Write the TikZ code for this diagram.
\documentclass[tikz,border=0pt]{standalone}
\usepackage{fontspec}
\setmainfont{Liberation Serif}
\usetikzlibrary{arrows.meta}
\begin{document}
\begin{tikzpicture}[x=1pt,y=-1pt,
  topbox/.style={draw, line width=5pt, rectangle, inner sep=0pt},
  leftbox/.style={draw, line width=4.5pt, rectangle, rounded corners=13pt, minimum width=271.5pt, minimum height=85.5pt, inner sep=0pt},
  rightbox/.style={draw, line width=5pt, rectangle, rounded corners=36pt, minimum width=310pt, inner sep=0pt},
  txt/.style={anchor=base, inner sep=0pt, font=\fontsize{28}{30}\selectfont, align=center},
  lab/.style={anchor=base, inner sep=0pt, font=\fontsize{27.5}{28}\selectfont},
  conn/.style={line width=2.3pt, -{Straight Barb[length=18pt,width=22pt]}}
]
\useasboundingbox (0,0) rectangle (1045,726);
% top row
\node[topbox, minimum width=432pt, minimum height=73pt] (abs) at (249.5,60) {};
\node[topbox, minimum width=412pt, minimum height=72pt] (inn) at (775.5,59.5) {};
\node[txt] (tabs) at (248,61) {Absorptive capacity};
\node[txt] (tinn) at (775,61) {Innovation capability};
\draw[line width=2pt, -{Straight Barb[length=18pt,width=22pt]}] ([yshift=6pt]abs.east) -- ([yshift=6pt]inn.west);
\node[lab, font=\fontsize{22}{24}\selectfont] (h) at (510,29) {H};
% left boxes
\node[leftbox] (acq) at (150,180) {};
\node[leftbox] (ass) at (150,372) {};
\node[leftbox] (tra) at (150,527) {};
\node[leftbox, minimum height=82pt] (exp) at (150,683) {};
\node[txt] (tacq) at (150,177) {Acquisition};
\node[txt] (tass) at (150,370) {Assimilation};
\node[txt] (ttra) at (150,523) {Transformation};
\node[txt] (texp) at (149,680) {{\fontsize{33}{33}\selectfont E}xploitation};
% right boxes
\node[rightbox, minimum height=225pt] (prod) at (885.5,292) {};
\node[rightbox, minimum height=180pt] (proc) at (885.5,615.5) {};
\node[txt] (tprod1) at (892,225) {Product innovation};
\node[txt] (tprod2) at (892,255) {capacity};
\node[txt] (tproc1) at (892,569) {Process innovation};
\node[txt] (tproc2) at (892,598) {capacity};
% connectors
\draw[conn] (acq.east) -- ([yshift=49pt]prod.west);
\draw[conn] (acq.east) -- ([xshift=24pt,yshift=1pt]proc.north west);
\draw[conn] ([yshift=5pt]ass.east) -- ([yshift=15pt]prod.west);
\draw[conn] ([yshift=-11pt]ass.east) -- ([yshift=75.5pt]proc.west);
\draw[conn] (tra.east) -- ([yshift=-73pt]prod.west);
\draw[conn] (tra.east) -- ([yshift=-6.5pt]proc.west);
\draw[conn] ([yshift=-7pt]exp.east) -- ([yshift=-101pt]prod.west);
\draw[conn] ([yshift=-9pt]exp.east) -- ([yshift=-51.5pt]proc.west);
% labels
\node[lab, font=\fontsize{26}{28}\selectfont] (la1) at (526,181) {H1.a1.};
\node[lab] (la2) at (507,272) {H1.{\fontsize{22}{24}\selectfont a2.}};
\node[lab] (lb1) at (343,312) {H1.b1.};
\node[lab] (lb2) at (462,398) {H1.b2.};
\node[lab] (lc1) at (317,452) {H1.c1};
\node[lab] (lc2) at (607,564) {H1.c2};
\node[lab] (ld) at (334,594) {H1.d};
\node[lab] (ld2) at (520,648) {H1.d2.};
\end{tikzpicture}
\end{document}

Set task »
Give an exact copy of all the data shown above.

Result of this exercise »
Write the TikZ code for this diagram.
\documentclass[tikz,border=0pt]{standalone}
\usepackage{fontspec}
\setmainfont{Liberation Serif}
\usetikzlibrary{arrows.meta}
\begin{document}
\begin{tikzpicture}[x=1pt,y=-1pt,
  topbox/.style={draw, line width=5pt, rectangle, inner sep=0pt},
  leftbox/.style={draw, line width=4.5pt, rectangle, rounded corners=13pt, minimum width=271.5pt, minimum height=85.5pt, inner sep=0pt},
  rightbox/.style={draw, line width=5pt, rectangle, rounded corners=36pt, minimum width=310pt, inner sep=0pt},
  txt/.style={anchor=base, inner sep=0pt, font=\fontsize{28}{30}\selectfont, align=center},
  lab/.style={anchor=base, inner sep=0pt, font=\fontsize{27.5}{28}\selectfont},
  conn/.style={line width=2.3pt, -{Straight Barb[length=18pt,width=22pt]}}
]
\useasboundingbox (0,0) rectangle (1045,726);
% top row
\node[topbox, minimum width=432pt, minimum height=73pt] (abs) at (249.5,60) {};
\node[topbox, minimum width=412pt, minimum height=72pt] (inn) at (775.5,59.5) {};
\node[txt] (tabs) at (248,61) {Absorptive capacity};
\node[txt] (tinn) at (775,61) {Innovation capability};
\draw[line width=2pt, -{Straight Barb[length=18pt,width=22pt]}] ([yshift=6pt]abs.east) -- ([yshift=6pt]inn.west);
\node[lab, font=\fontsize{22}{24}\selectfont] (h) at (510,29) {H};
% left boxes
\node[leftbox] (acq) at (150,180) {};
\node[leftbox] (ass) at (150,372) {};
\node[leftbox] (tra) at (150,527) {};
\node[leftbox, minimum height=82pt] (exp) at (150,683) {};
\node[txt] (tacq) at (150,177) {Acquisition};
\node[txt] (tass) at (150,370) {Assimilation};
\node[txt] (ttra) at (150,523) {Transformation};
\node[txt] (texp) at (149,680) {{\fontsize{33}{33}\selectfont E}xploitation};
% right boxes
\node[rightbox, minimum height=225pt] (prod) at (885.5,292) {};
\node[rightbox, minimum height=180pt] (proc) at (885.5,615.5) {};
\node[txt] (tprod1) at (892,225) {Product innovation};
\node[txt] (tprod2) at (892,255) {capacity};
\node[txt] (tproc1) at (892,569) {Process innovation};
\node[txt] (tproc2) at (892,598) {capacity};
% connectors
\draw[conn] (acq.east) -- ([yshift=49pt]prod.west);
\draw[conn] (acq.east) -- ([xshift=24pt,yshift=1pt]proc.north west);
\draw[conn] ([yshift=5pt]ass.east) -- ([yshift=15pt]prod.west);
\draw[conn] ([yshift=-11pt]ass.east) -- ([yshift=75.5pt]proc.west);
\draw[conn] (tra.east) -- ([yshift=-73pt]prod.west);
\draw[conn] (tra.east) -- ([yshift=-6.5pt]proc.west);
\draw[conn] ([yshift=-7pt]exp.east) -- ([yshift=-101pt]prod.west);
\draw[conn] ([yshift=-9pt]exp.east) -- ([yshift=-51.5pt]proc.west);
% labels
\node[lab, font=\fontsize{26}{28}\selectfont] (la1) at (526,181) {H1.a1.};
\node[lab] (la2) at (507,272) {H1.{\fontsize{22}{24}\selectfont a2.}};
\node[lab] (lb1) at (343,312) {H1.b1.};
\node[lab] (lb2) at (462,398) {H1.b2.};
\node[lab] (lc1) at (317,452) {H1.c1};
\node[lab] (lc2) at (607,564) {H1.c2};
\node[lab] (ld) at (334,594) {H1.d};
\node[lab] (ld2) at (520,648) {H1.d2.};
\end{tikzpicture}
\end{document}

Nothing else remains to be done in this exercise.